In the collection reviewed here, the Bielefeld environmental historian Joachim Radkau and several of the contributors to this volume directly tackle the question of on whose shoulders today’s German environmentalists stand. Focusing on the post-WWII period, Radkau and his co-editor Frank Uekötter bring the historical perspective to bear on current affairs and include two contributions by the federal minister for the environment and Green politician Jürgen Trittin. How can post-WWII German Greens be nature preservationists and not be seen as historically aligned with the Nazis? Two different answer are to be found in the volume, of which the first, given by Trittin, is the basic observation that the Nazi claim to nature has not turned the natural world into a Nazi possession and therefore does not in and by itself compromise or invalidate the later political mission of nature preservation. Radkau’s and many other fine contributions offer a second approach, showing the fascinating diversity of levels at with people during the Third Reich interacted with the politics of “Naturschutz.” Some of these may prove congenial to us, unsullied by the crimes of the fascists, others not, such as that of the “Blutund-Boden” ideology. The volume contains twenty individual contributions, covering five sub-themes, on overarching perspectives, on legal and institutional aspects, on ideas and concepts, on the biographies of particular conservationists, and on coming to terms with the NS past after 1945.

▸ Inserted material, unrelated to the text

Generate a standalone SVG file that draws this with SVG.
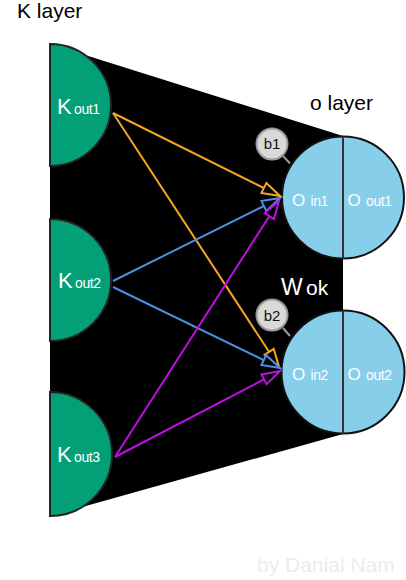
<svg xmlns="http://www.w3.org/2000/svg" width="406" height="580" viewBox="0 0 406 580">
<style>
text{font-family:"Liberation Sans",Arial,sans-serif}
.title{font-size:21px;fill:#000}
.k{fill:#03A077;stroke:#222;stroke-width:2}
.o{fill:#87CEEB;stroke:#111;stroke-width:2}
.div{stroke:#333;stroke-width:2}
.wl{fill:#fff}
.big{font-size:22px}
.sub{font-size:14px;letter-spacing:-0.4px}
.obig{font-size:17px}
.badge{fill:#d9d9d9;stroke:#999;stroke-width:2}
.bl{stroke:#999;stroke-width:2}
.bt{font-size:15px;fill:#111;text-anchor:middle}
.c{fill:none;stroke-width:2}
</style>
<defs>
<marker id="aO" markerUnits="userSpaceOnUse" viewBox="0 0 24 14" markerWidth="24" markerHeight="14" refX="20" refY="7" orient="auto" overflow="visible"><path d="M2,1.5 L20,7 L2,12.5 Z" fill="#000" stroke="#F5A623" stroke-width="2"/></marker>
<marker id="aB" markerUnits="userSpaceOnUse" viewBox="0 0 24 14" markerWidth="24" markerHeight="14" refX="20" refY="7" orient="auto" overflow="visible"><path d="M2,1.5 L20,7 L2,12.5 Z" fill="#000" stroke="#4A90E2" stroke-width="2"/></marker>
<marker id="aP" markerUnits="userSpaceOnUse" viewBox="0 0 24 14" markerWidth="24" markerHeight="14" refX="20" refY="7" orient="auto" overflow="visible"><path d="M2,1.5 L20,7 L2,12.5 Z" fill="#000" stroke="#BD10E0" stroke-width="2"/></marker>
</defs>
<rect width="406" height="580" fill="#fff"/>
<polygon id="background" points="50,44 343,136 343,434 50,516" fill="#000"/>
<text class="title" x="17" y="18">K layer</text>
<text class="title" x="310" y="110">o layer</text>
<text x="281" y="295" style="fill:#fff"><tspan style="font-size:23px">W</tspan><tspan x="306" style="font-size:21px">ok</tspan></text>
<g id="K1"><path class="k" d="M50,44 A61,61 0 0 1 50,166 Z"/><text class="wl" y="114"><tspan class="big" x="57">K</tspan><tspan class="sub" x="74">out1</tspan></text></g>
<g id="K2"><path class="k" d="M50,219 A61,61 0 0 1 50,341 Z"/><text class="wl" y="288"><tspan class="big" x="58">K</tspan><tspan class="sub" x="75">out2</tspan></text></g>
<g id="K3"><path class="k" d="M50,392 A62,62 0 0 1 50,516 Z"/><text class="wl" y="462"><tspan class="big" x="57">K</tspan><tspan class="sub" x="74">out3</tspan></text></g>
<g id="O1"><circle class="o" cx="343" cy="197.5" r="61"/><line class="div" x1="343" y1="136.5" x2="343" y2="258.5"/><text class="wl" y="206"><tspan class="obig" x="292">O</tspan><tspan class="sub" x="310.5">in1</tspan><tspan class="obig" x="347.5">O</tspan><tspan class="sub" x="366">out1</tspan></text></g>
<g id="O2"><circle class="o" cx="343" cy="372" r="61.5"/><line class="div" x1="343" y1="310.5" x2="343" y2="433.5"/><text class="wl" y="380"><tspan class="obig" x="292">O</tspan><tspan class="sub" x="310.5">in2</tspan><tspan class="obig" x="347.5">O</tspan><tspan class="sub" x="366">out2</tspan></text></g>
<g id="b1"><line class="bl" x1="283" y1="156" x2="290" y2="163.5"/><circle class="badge" cx="272" cy="144" r="15.5"/><text class="bt" x="272" y="149">b1</text></g>
<g id="b2"><line class="bl" x1="283" y1="328" x2="290" y2="336"/><circle class="badge" cx="272" cy="315" r="15.5"/><text class="bt" x="272" y="320.5">b2</text></g>
<g id="connectors">
<line class="c" stroke="#F5A623" x1="113" y1="113" x2="280" y2="196" marker-end="url(#aO)"/>
<line class="c" stroke="#F5A623" x1="113" y1="113" x2="279" y2="367" marker-end="url(#aO)"/>
<line class="c" stroke="#4A90E2" x1="113" y1="281" x2="280" y2="198" marker-end="url(#aB)"/>
<line class="c" stroke="#4A90E2" x1="113" y1="287" x2="280" y2="368" marker-end="url(#aB)"/>
<line class="c" stroke="#BD10E0" x1="115" y1="457" x2="279" y2="201" marker-end="url(#aP)"/>
<line class="c" stroke="#BD10E0" x1="115" y1="457" x2="280" y2="371" marker-end="url(#aP)"/>
</g>
<text x="257" y="572" style="font-size:21px;fill:#ececec">by Danial Nam</text>
</svg>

Two small points of criticism. The first is that very little if any attention is paid to the subject of hunting, a practice closely related to issue of wildlife preservation and national parks, nor to wildlife art, which was much admired by leading Nazis. Secondly, the volume lacks an index and general bibliography. These points apart, Naturschutz und Nationalsozialismus is a rich and first-rate contribution to the burgeoning studies of the politization of nature.
Reviewed by Karen E. Wonders, who is a research fellow at the Institute for the History of Science at Göttingen University. Part of her current work is in the field of environmental art history.